In the case of Barry, he’s confronted with the collateral damage he’s caused in trying to square those two sides of himself. So he escapes to worlds of his own making where he doesn’t have to try anymore. We see it first in daydreams and then when he and Sally are on the run together. As someone who’s had to play half that dynamic for four seasons, Sarah Goldberg offered her own insight.
“I think the sad truth is, both Sally and Barry aren’t very capable of love. And I think that Sally never really loved Barry. It’s somebody who bore witness to her worst moment, and so she needs to feel connected to that person. She keeps going into the well there’s no water,” Goldberg said. “Their relationship pendulum swings between need and mutual advantage, and in his part, obsession. Barry also never really saw Sally. All of his fantasies about her, they’re all ideas that you have about love when you’re a teenager. Whenever he sees a fantasy version of Sally, she’s always in pink, but Sally never wears pink. He only saw what he wanted to see.”

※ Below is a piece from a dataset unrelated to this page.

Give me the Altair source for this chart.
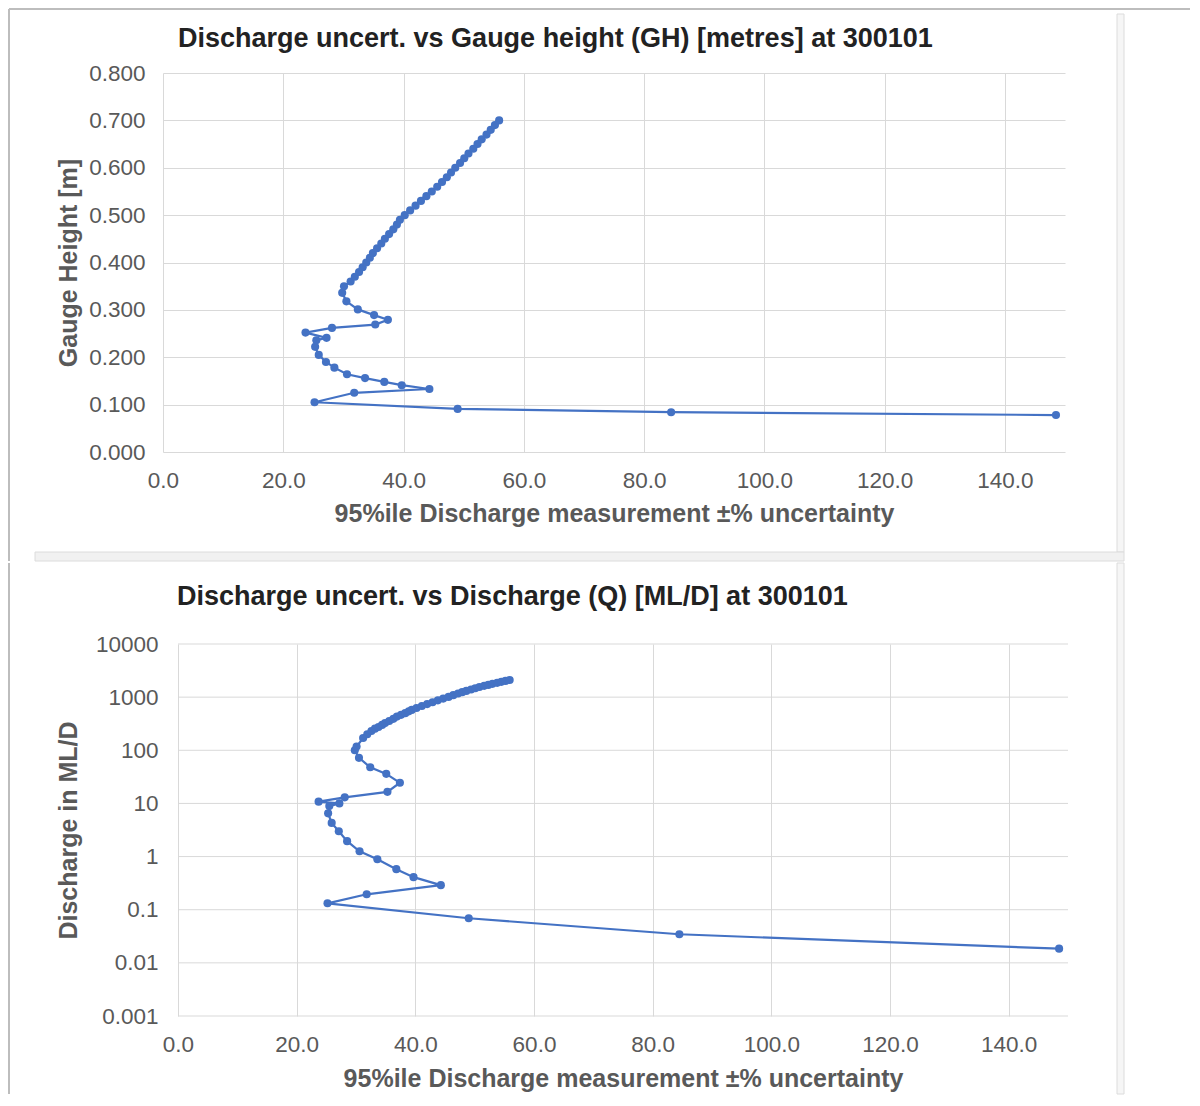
import altair as alt
import pandas as pd

# ---- data ----
uncertainty = [148.5, 84.5, 49.0, 25.2, 31.8, 44.3, 39.7, 36.8, 33.6, 30.6,
               28.5, 27.1, 25.9, 25.3, 25.5, 27.2, 23.7, 28.1, 35.3, 37.4,
               35.1, 32.4, 30.5, 29.8,
               30.1, 31.2, 31.9, 32.6, 33.2, 33.8, 34.4, 34.9, 35.6, 36.3,
               36.9, 37.6, 38.3, 38.9, 39.4, 40.2, 41.1, 42.0, 42.9, 43.8,
               44.7, 45.6, 46.4, 47.2, 47.9, 48.6, 49.4, 50.1, 50.8, 51.6,
               52.3, 53.0, 53.8, 54.5, 55.2, 55.9]
gauge_height = [0.078, 0.084, 0.091, 0.105, 0.125, 0.133, 0.141, 0.148, 0.156, 0.164,
                0.178, 0.190, 0.205, 0.222, 0.236, 0.241, 0.252, 0.262, 0.269, 0.279,
                0.289, 0.301, 0.318, 0.336,
                0.35, 0.36, 0.37, 0.38, 0.39, 0.40, 0.41, 0.42, 0.43, 0.44,
                0.45, 0.46, 0.47, 0.48, 0.49, 0.50, 0.51, 0.52, 0.53, 0.54,
                0.55, 0.56, 0.57, 0.58, 0.59, 0.60, 0.61, 0.62, 0.63, 0.64,
                0.65, 0.66, 0.67, 0.68, 0.69, 0.70]
discharge = [0.0185, 0.0345, 0.069, 0.132, 0.195, 0.29, 0.41, 0.58, 0.89, 1.26,
             1.95, 3.0, 4.3, 6.5, 8.9, 10.0, 10.8, 13.0, 16.5, 24.5,
             36, 48, 72, 100,
             118, 170, 200, 230, 255, 275, 300, 325, 355, 390,
             430, 465, 500, 540, 575, 625, 680, 740, 800, 870,
             940, 1010, 1090, 1170, 1240, 1310, 1390, 1470, 1550, 1630,
             1700, 1780, 1860, 1940, 2020, 2100]

x_ticks = [0, 20, 40, 60, 80, 100, 120, 140]
gh_ticks = [0.0, 0.1, 0.2, 0.3, 0.4, 0.5, 0.6, 0.7, 0.8]
q_ticks = [0.001, 0.01, 0.1, 1, 10, 100, 1000, 10000]

title_top = "Discharge uncert. vs Gauge height (GH) [metres] at 300101"
title_bottom = "Discharge uncert. vs Discharge (Q) [ML/D] at 300101"
x_title = "95%ile Discharge measurement ±% uncertainty"
y_title_top = "Gauge Height [m]"
y_title_bottom = "Discharge in ML/D"

df = pd.DataFrame({"idx": list(range(len(uncertainty))), "unc": uncertainty,
                   "gh": gauge_height, "q": discharge})
grid_df = pd.DataFrame({"q": q_ticks})

BLUE = "#4472C4"
GRID = "#d9d9d9"
LABEL = "#595959"
FONT = "Liberation Sans"
FRAME = "#bdbdbd"
SOFT = "#dcdcdc"
LABEL_SIZE = 22.5
TITLE_SIZE = 25
HEAD_SIZE = 27
MARK_SIZE = 66

one = alt.Data(values=[{"d": 1}])


def hrule(x, x2, y, color, w):
    return alt.Chart(one).mark_rule(color=color, strokeWidth=w).encode(
        x=alt.value(x), x2=alt.value(x2), y=alt.value(y))


def vrule(x, y, y2, color, w):
    return alt.Chart(one).mark_rule(color=color, strokeWidth=w).encode(
        x=alt.value(x), y=alt.value(y), y2=alt.value(y2))


def box(x, x2, y, y2, fill, stroke):
    return alt.Chart(one).mark_rect(fill=fill, stroke=stroke, strokeWidth=1).encode(
        x=alt.value(x), x2=alt.value(x2), y=alt.value(y), y2=alt.value(y2))


def heading(text, x, y):
    return alt.Chart(one).mark_text(
        text=text, align="left", baseline="alphabetic", font=FONT,
        fontSize=HEAD_SIZE, fontWeight="bold", color="#222222",
    ).encode(x=alt.value(x), y=alt.value(y))


def x_enc(title_y, rng=None):
    sc = alt.Scale(domain=[0, 150], nice=False, zero=False)
    if rng is not None:
        sc = alt.Scale(domain=[0, 150], nice=False, zero=False, range=rng)
    return alt.X("unc:Q", scale=sc,
                 axis=alt.Axis(values=x_ticks, format=".1f", title=x_title,
                               labelFlush=False, labelOverlap=False, labelPadding=17,
                               titleY=title_y, titleBaseline="middle"))


# ---------- top chart (plot origin at page 163,73) ----------
TW, TH = 902, 379
base_top = alt.Chart(df).encode(
    x=x_enc(61),
    y=alt.Y("gh:Q", scale=alt.Scale(domain=[0, 0.8], nice=False),
            axis=alt.Axis(values=gh_ticks, format=".3f", title=y_title_top,
                          labelPadding=18, labelOverlap=False,
                          titleX=-95, titleY=TH / 2, titleAngle=270,
                          titleAlign="center", titleBaseline="middle")),
    order="idx:Q",
)
top = alt.layer(
    vrule(-154, -64, 488, FRAME, 2),
    hrule(-154, 1027, -64, FRAME, 2),
    box(954, 961, -59, 479, "#f6f6f6", SOFT),
    box(-128, 961, 479, 488, "#f1f1f1", SOFT),
    heading(title_top, 15, -26),
    base_top.mark_line(color=BLUE, strokeWidth=2.2),
    base_top.mark_circle(color=BLUE, size=MARK_SIZE, opacity=1),
).properties(width=TW, height=TH)

# ---------- bottom chart (plot origin at page 163,644; data area starts at 178) ----------
BW, BH = 905, 372
ysc = alt.Scale(type="log", domain=[0.001, 10000], nice=False)
base_bot = alt.Chart(df).encode(
    x=x_enc(62, [15, BW]),
    y=alt.Y("q:Q", scale=ysc,
            axis=alt.Axis(values=q_ticks, format="~g", title=y_title_bottom,
                          grid=False, labelPadding=5, labelOverlap=False,
                          titleX=-95, titleY=BH / 2, titleAngle=270,
                          titleAlign="center", titleBaseline="middle")),
    order="idx:Q",
)
hgrid = alt.Chart(grid_df).mark_rule(color=GRID, strokeWidth=1).encode(
    y=alt.Y("q:Q", scale=ysc), x=alt.value(15), x2=alt.value(BW))
bottom = alt.layer(
    vrule(-154, -81, 450, FRAME, 2),
    box(954, 961, -81, 450, "#f6f6f6", SOFT),
    heading(title_bottom, 14, -39),
    hgrid,
    base_bot.mark_line(color=BLUE, strokeWidth=2.2),
    base_bot.mark_circle(color=BLUE, size=MARK_SIZE, opacity=1),
).properties(width=BW, height=BH)

chart = alt.vconcat(top, bottom, spacing=0).properties(
    padding=0, background="white"
).configure_view(stroke=None).configure_axis(
    grid=True, gridColor=GRID, gridWidth=1, domain=False, ticks=False,
    labelFont=FONT, labelFontSize=LABEL_SIZE, labelColor=LABEL,
    titleFont=FONT, titleFontSize=TITLE_SIZE, titleFontWeight="bold", titleColor=LABEL,
)

chart.save("out.html", embed_options={"renderer": "svg", "actions": False})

“Barry” has also been a pretty shrewd dissection of what living in Los Angeles can do to someone. That love for other people can also get caught up in a passion for performing, whether it’s on some black box stage in North Hollywood, on a soundstage in Burbank, or in some diner in a rural southern town. Acting, like love, is all centered around choices. Even though some characters seem to be on the receiving end of misfortune, “Barry” has been sure to give all its main players plenty of chances to make their own.
So the finale shouldn’t be any different. At this point, it feels dumb to say definitively what will happen or who will “survive” the show’s final chapter. But if there’s room to make one on-the-record guarantee, it’s that a show so laser-focused on blocking and movement and decisions and instincts will make room for Sally, Gene, Hank, and Fuches to each have one final choice that guides each other’s fate. Given the various physical and mental injuries that Barry has been responsible over the years, this episode will probably serve as a kind of trial for Mr. Berkman, with a panel of his peers presiding.

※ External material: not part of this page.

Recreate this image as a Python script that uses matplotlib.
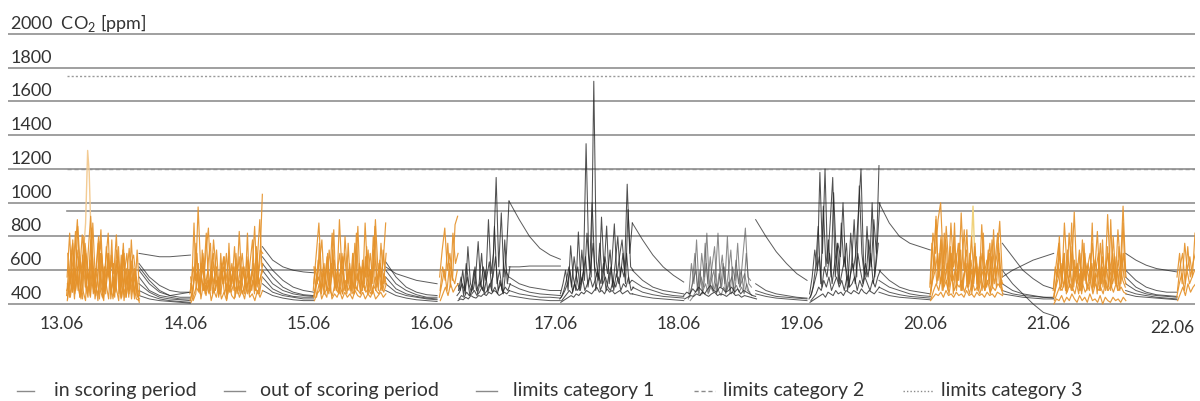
import numpy as np
import matplotlib
matplotlib.use("Agg")
import matplotlib.pyplot as plt
from matplotlib.lines import Line2D

plt.rcParams['font.family'] = ['Lato', 'DejaVu Sans']
plt.rcParams['mathtext.fontset'] = 'custom'
plt.rcParams['mathtext.rm'] = 'Lato'

# ---------------- data ----------------
day_labels = ["13.06", "14.06", "15.06", "16.06", "17.06",
              "18.06", "19.06", "20.06", "21.06", "22.06"]
y_ticks = [400, 600, 800, 1000, 1200, 1400, 1600, 1800, 2000]
limit_cat1 = 950
limit_cat2 = 1200
limit_cat3 = 1750

# scoring-period blocks: day index, start hour, end hour, traces (ppm)
score_13 = [
    [560,820,470,690,900,520,430,760,610,450,880,540,420,700,480,650,820,430,560,470,740,430,520,610,440,780,500,430,420],
    [430,650,760,540,860,610,480,420,700,920,560,450,620,840,470,520,430,690,580,810,460,640,420,560,730,470,610,450,430],
    [480,520,610,430,720,580,810,640,460,520,680,430,550,770,620,480,700,520,430,600,680,500,760,440,520,640,690,560,430],
    [700,440,560,830,480,650,560,700,520,780,470,610,800,500,420,740,560,650,490,720,530,440,580,700,480,560,430,720,450],
    [420,560,470,610,520,440,690,500,580,440,620,500,460,580,430,530,600,460,640,500,420,690,460,520,600,430,560,480,410],
    [450,600,520,780,460,540,680,430,590,720,480,520,850,460,610,540,430,700,580,460,640,520,780,450,560,620,470,540,700,440,600,520,650,460,560,440],
    [520,440,700,560,480,620,440,560,800,500,440,660,520,470,580,760,480,440,620,520,700,460,540,440,660,580,440,720,500,560,460,640,520,600,480,470],
]
score_14 = [
    [480,620,540,975,600,480,700,850,520,780,600,450,640,520,700,480,560,620,500,830,540,460,680,520,600,860,500,640,1050],
    [430,520,760,480,640,560,820,470,600,520,720,480,560,680,430,600,520,740,460,580,700,520,460,640,780,480,560,720,700],
    [420,480,600,540,460,700,520,600,480,650,520,560,460,620,540,680,470,520,640,480,560,620,500,560,480,600,700,460,560],
    [410,450,500,470,560,480,520,460,580,470,540,500,600,460,520,470,560,500,480,540,460,520,580,470,540,500,460,560,600],
    [560,420,460,640,430,520,450,540,420,480,440,520,430,470,420,510,450,430,500,440,480,430,520,440,460,420,480,440,480],
    [460,540,880,500,620,460,720,540,480,660,760,460,540,620,440,700,520,580,460,760,500,620,440,560,680,480,600,520,820,460,560,640,480,700,900,620],
    [520,460,600,700,480,560,640,460,540,500,620,700,480,540,460,600,680,500,460,560,640,480,700,540,460,620,560,480,660,520,600,460,740,520,560,640],
]
score_15 = [
    [520,700,880,560,640,480,720,560,660,500,900,580,700,520,640,480,760,540,620,480,880,560,700,520,900,600,560,640,880],
    [460,560,640,780,500,680,540,820,480,600,700,460,800,560,480,700,520,860,460,640,560,720,480,800,620,480,760,520,700],
    [440,500,560,480,600,520,460,640,560,480,560,620,500,460,600,540,480,580,520,620,480,540,600,460,560,520,640,480,560],
    [420,460,480,520,460,500,480,450,520,470,500,460,540,480,510,460,500,480,460,520,470,490,460,510,480,460,500,470,520],
    [620,440,520,430,470,440,560,430,460,440,480,430,470,440,460,430,480,450,440,470,430,460,440,480,430,450,470,440,460],
    [480,620,520,760,460,600,520,700,480,560,840,500,620,460,700,540,480,760,520,600,460,820,540,480,660,520,740,460,600,560,860,500,640,480,720,600],
    [440,520,660,500,580,460,640,540,480,720,500,560,460,620,680,480,540,600,460,700,520,480,640,560,500,680,460,600,520,720,480,560,660,500,580,520],
]
score_16 = [
    [560,720,850,600,700,540,870,920],
    [480,620,540,760,500,820,640,700],
    [440,520,600,480,640,560,520,600],
    [420,460,500,450,520,470,500,520],
]
score_20 = [
    [520,820,700,900,1000,640,780,560,880,620,700,540,940,600,720,520,800,560,640,500,870,580,660,520,780,600,700,890,560],
    [480,640,900,560,780,520,860,620,540,800,480,700,600,840,520,640,480,740,520,600,700,480,620,760,500,640,820,560,520],
    [450,540,600,700,520,640,560,480,700,540,620,760,480,560,640,500,600,520,680,480,560,620,500,560,680,520,600,700,480],
    [430,480,520,480,560,500,540,460,560,480,520,500,540,470,520,460,540,480,500,460,520,480,540,470,500,480,520,500,460],
    [420,440,460,450,470,440,480,450,460,440,470,450,460,440,480,450,460,440,470,450,460,440,470,450,460,440,470,460,450],
    [500,760,600,920,540,700,480,820,600,520,740,560,880,500,640,720,480,600,840,520,660,560,760,480,620,540,820,500,600,700,520,840,560,640,500,540],
    [460,560,680,520,620,800,480,560,640,500,700,460,600,540,760,480,560,620,500,700,460,580,640,520,680,480,600,560,720,460,560,620,500,760,520,480],
]
score_21 = [
    [500,640,760,560,700,480,820,600,945,560,720,520,680,600,540,760,600,830,520,680,560,930,600,700,520,840,620,980,600],
    [460,560,700,520,880,620,500,740,560,640,480,780,540,620,700,480,660,560,760,500,620,700,480,800,560,660,520,700,560],
    [440,500,560,640,500,600,540,480,620,520,580,460,600,520,480,640,520,580,480,620,540,480,600,520,580,480,620,540,500],
    [420,460,500,480,540,470,520,500,460,540,480,520,470,500,540,460,520,480,500,460,540,480,510,470,520,480,500,470,460],
    [400,430,420,450,410,440,420,460,430,410,450,420,440,410,460,420,430,410,450,400,440,420,410,440,420,430,410,440,420],
    [480,620,560,800,500,660,480,720,560,880,500,620,540,700,480,760,520,640,560,880,500,620,700,480,780,540,620,500,900,560,680,520,740,600,880,560],
    [440,520,640,480,560,700,460,540,600,480,660,520,460,620,540,700,480,560,640,500,580,460,680,520,600,480,740,560,500,640,520,600,480,700,560,520],
]
score_22 = [
    [560,700,520,760,600,680,560,820],
    [480,620,700,520,740,560,640,700],
    [440,520,580,480,600,520,560,600],
    [420,460,500,450,520,470,500,520],
]
score_blocks = [(0, 7.0, 21.0, score_13), (1, 7.0, 21.0, score_14),
                (2, 7.0, 21.0, score_15), (3, 7.5, 11.0, score_16),
                (7, 7.0, 21.0, score_20), (8, 7.0, 21.0, score_21),
                (9, 7.0, 10.5, score_22)]

# single pale sensor spikes (hour of day, ppm)
pale_13_h = [10.0, 10.6, 11.0, 11.3, 11.7, 12.3]
pale_13_v = [620, 880, 1310, 1180, 760, 560]
pale_20_h = [14.5, 15.0, 15.3, 15.6, 16.2]
pale_20_v = [600, 760, 980, 720, 560]

# out-of-scoring daytime traces
out_16 = [
    [520,480,600,460,740,520,480,560,770,500,620,540,900,580,700,1150,620,940,560,700,1010],
    [480,560,450,640,520,470,600,480,520,700,470,560,650,480,860,520,600,480,780,520,620],
    [450,470,520,480,560,450,500,620,460,530,480,600,470,520,560,680,480,520,460,600,560],
    [430,450,440,470,450,460,480,450,470,500,460,480,520,470,500,460,540,470,500,480,520],
    [420,430,425,440,430,450,440,435,450,445,460,450,470,460,480,470,450,460,470,460,480],
]
out_17 = [
    [460,520,600,480,745,560,480,827,520,600,1350,700,560,1720,650,540,915,600,862,520,640,875,560,680,780,600,1110,700,880],
    [440,480,540,620,500,680,560,480,720,540,820,600,1000,620,560,760,520,680,580,720,500,640,800,560,700,520,960,620,600],
    [430,450,480,520,600,470,540,620,480,560,680,500,620,760,480,580,520,640,480,560,620,480,580,520,620,560,700,520,540],
    [420,440,460,480,460,520,480,500,560,480,520,560,500,540,600,480,520,560,500,480,540,500,560,480,520,500,560,480,500],
    [410,420,430,440,450,440,460,450,470,460,480,470,460,480,500,470,480,460,490,470,480,460,470,480,460,470,480,460,460],
]
out_18_base = [
    [450,470,460,490,470,500,480,460,490,510,480,470,500,490,470,480,500,470,490,460,480,470,460,450,445],
    [430,440,450,445,460,450,470,455,445,460,470,450,460,455,445,460,470,450,455,440,450,445,440,435,430],
]
out_18 = [
    [460,640,520,780,480,700,560,820,500,620,740,480,560,690,520,800,460,620,540,760,500,680,850,560,540],
    [440,520,700,480,600,460,760,520,680,480,560,820,500,640,460,580,720,480,660,520,600,480,700,520,500],
    [430,480,540,600,460,560,500,640,470,540,600,460,580,500,620,480,520,560,460,600,500,540,580,480,470],
    [420,440,470,500,450,480,520,460,500,470,520,480,450,500,470,530,460,490,510,470,500,460,520,470,450],
]
out_19 = [
    [460,560,720,600,1180,700,1200,640,880,1150,560,760,680,1000,620,540,820,600,700,950,1200,640,560,780,620,900,700,1220],
    [440,500,620,860,520,980,620,780,560,1060,700,520,880,620,760,500,640,900,560,1100,700,560,860,600,1000,560,760,1000],
    [430,460,520,580,680,500,620,560,700,520,640,760,520,600,680,480,560,640,520,700,600,520,640,560,700,520,620,760],
    [420,440,460,500,480,540,500,560,480,520,560,500,540,480,560,500,520,560,480,540,500,560,520,480,540,500,560,600],
    [410,420,430,440,450,460,440,470,460,450,480,460,470,450,480,470,460,480,470,460,490,470,460,480,470,460,480,500],
]
out_blocks = [(3, 11.0, 21.0, out_16), (4, 7.0, 21.0, out_17),
              (5, 7.0, 21.0, out_18_base), (6, 7.5, 21.0, out_19)]
light_blocks = [(5, 8.0, 20.0, out_18)]

# night traces: 21h -> 07h next morning
night_13 = [[700,690,680,680,685,690],[640,560,510,480,470,470],[600,520,470,450,440,440],
            [560,480,450,440,430,430],[520,470,440,430,425,420],[480,450,430,420,415,410],
            [450,430,420,415,410,405],[620,540,480,450,460,470]]
night_14 = [[740,660,620,600,590,585],[680,600,540,500,480,470],[640,560,500,470,455,450],
            [600,520,480,460,450,445],[560,490,460,445,440,440],[520,470,450,440,430,430],
            [480,450,435,425,420,420]]
night_15 = [[650,560,500,470,455,450],[600,520,480,455,440,440],[560,490,460,445,435,430],
            [520,470,450,440,430,425],[480,450,435,425,420,415],[620,580,560,540,530,520]]
night_16 = [[1010,900,800,730,690,665],[620,620,625,625,625,625],[560,520,500,490,480,480],
            [520,490,470,460,455,450],[480,460,450,440,440,435],[450,440,430,425,420,420]]
night_17 = [[880,780,690,620,570,530],[600,540,500,480,470,460],[540,500,480,460,450,445],
            [500,470,455,445,440,435],[460,445,435,430,425,420]]
night_18 = [[900,800,710,640,580,540],[520,480,460,450,440,435],[480,460,445,440,435,430],
            [460,445,435,430,425,420]]
night_19 = [[1000,880,800,760,740,720],[600,540,500,480,470,460],[540,500,480,460,450,445],
            [500,470,455,445,440,435],[470,450,440,435,430,425]]
night_20 = [[760,680,600,550,510,490],[560,600,630,660,680,700],[600,520,460,400,350,330],
            [520,480,460,450,440,440],[480,460,450,445,440,435],[460,450,440,435,430,430]]
night_21 = [[700,660,630,610,600,590],[600,540,500,480,470,470],[560,500,470,455,450,445],
            [520,480,460,450,445,440],[480,460,450,440,435,430],[460,445,440,435,430,425]]
night_blocks = [(0, night_13), (1, night_14), (2, night_15), (3, night_16), (4, night_17),
                (5, night_18), (6, night_19), (7, night_20), (8, night_21)]

# ---------------- figure ----------------
W, H = 1200, 402
fig = plt.figure(figsize=(W / 100, H / 100), dpi=100)
ymin, ymax = 320, 2050
ax = fig.add_axes([8 / W, 1 - 318.5 / H, 1187 / W, (318.5 - 26.56) / H])
ax.set_xlim(-4.5, 226.5)
ax.set_ylim(ymin, ymax)
for s in ax.spines.values():
    s.set_visible(False)
ax.set_xticks([])
ax.set_yticks([])

grid_c = '#8f8f8f'
for v in y_ticks:
    ax.axhline(v, color=grid_c, lw=1.2, zorder=1)
    lab = "2000  CO$_\\mathregular{2}$ [ppm]" if v == 2000 else str(v)
    ax.annotate(lab, xy=(0.002, v), xycoords=('axes fraction', 'data'),
                xytext=(0, 6), textcoords='offset pixels', va='baseline',
                ha='left', fontsize=13, color='#333333')

data_start = 7.0
ax.plot([data_start, 226.5], [limit_cat1, limit_cat1], color=grid_c, lw=1.2, zorder=1)
ax.plot([data_start, 226.5], [limit_cat2, limit_cat2], color=grid_c, lw=1.0,
        ls=(0, (3, 2)), zorder=0.5)
ax.plot([data_start, 226.5], [limit_cat3, limit_cat3], color='#9a9a9a', lw=1.0,
        ls=(0, (1.5, 1.5)), zorder=1)

shifts = [0.0, 0.17, -0.12, 0.26, 0.08, -0.2, 0.13]

gray_c = '#262626'
for d, traces in night_blocks:
    for vals in traces:
        t = d * 24 + np.linspace(21.0, 31.0, len(vals))
        ax.plot(t, vals, color=gray_c, lw=0.7, alpha=0.75, zorder=2)

for d, h0, h1, traces in light_blocks:
    for k, vals in enumerate(traces):
        t = d * 24 + np.linspace(h0, h1, len(vals)) + shifts[k]
        ax.plot(t, vals, color='#5a5a5a', lw=0.75, alpha=0.7, zorder=2)

for d, h0, h1, traces in out_blocks:
    for k, vals in enumerate(traces):
        t = d * 24 + np.linspace(h0, h1, len(vals)) + shifts[k]
        ax.plot(t, vals, color=gray_c, lw=0.75, alpha=0.8, zorder=2.1)

orange = '#E5922A'
for d, h0, h1, traces in score_blocks:
    for k, vals in enumerate(traces):
        t = d * 24 + np.linspace(h0, h1, len(vals)) + shifts[k] * 0.5
        ax.plot(t, vals, color=orange, lw=0.85, alpha=0.92, zorder=3)

ax.plot(0 * 24 + np.array(pale_13_h), pale_13_v, color='#F3CB93', lw=1.0, zorder=2.5)
ax.plot(7 * 24 + np.array(pale_20_h), pale_20_v, color='#F0D27A', lw=1.0, zorder=2.5)

for i, lab in enumerate(day_labels):
    off = -15 if i == len(day_labels) - 1 else -11
    ax.annotate(lab, xy=(6 + 24 * i, 400), xycoords='data', xytext=(0, off),
                textcoords='offset pixels', ha='center', va='top',
                fontsize=12.5, color='#333333')

# legend
leg_items = [("in scoring period", '-', 17, 34, 54),
             ("out of scoring period", '-', 224, 245, 260),
             ("limits category 1", '-', 476, 497, 513),
             ("limits category 2", (0, (3, 2)), 694, 715, 723),
             ("limits category 3", (0, (1, 1.5)), 903, 933, 941)]
ly = 392
for text, ls, x0, x1, xt in leg_items:
    fig.add_artist(Line2D([x0 / W, x1 / W], [1 - ly / H, 1 - ly / H],
                          transform=fig.transFigure, color='#8a8a8a', lw=1.0, ls=ls))
    fig.text(xt / W, 1 - (ly - 1) / H, text, ha='left', va='center', fontsize=14,
             color='#333333')

fig.savefig("out.png", dpi=100)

Even so, “Barry” has rarely taken the onus off of Barry. It’s usually left things up to him to choose a least undesirable path. The way that everyone seems to be converging, it would make sense that the last decision of them all would be given to the guy who the show is named after. Even though the logistics are still hazy for a few more days, the terms have been laid out for most of the season. Love or revenge? All or nothing? Fantasy or reality? It’ll probably come down to which one Barry, in his own way, loves more.
The last episode of “Barry” airs Sunday at 10:30 p.m. on HBO.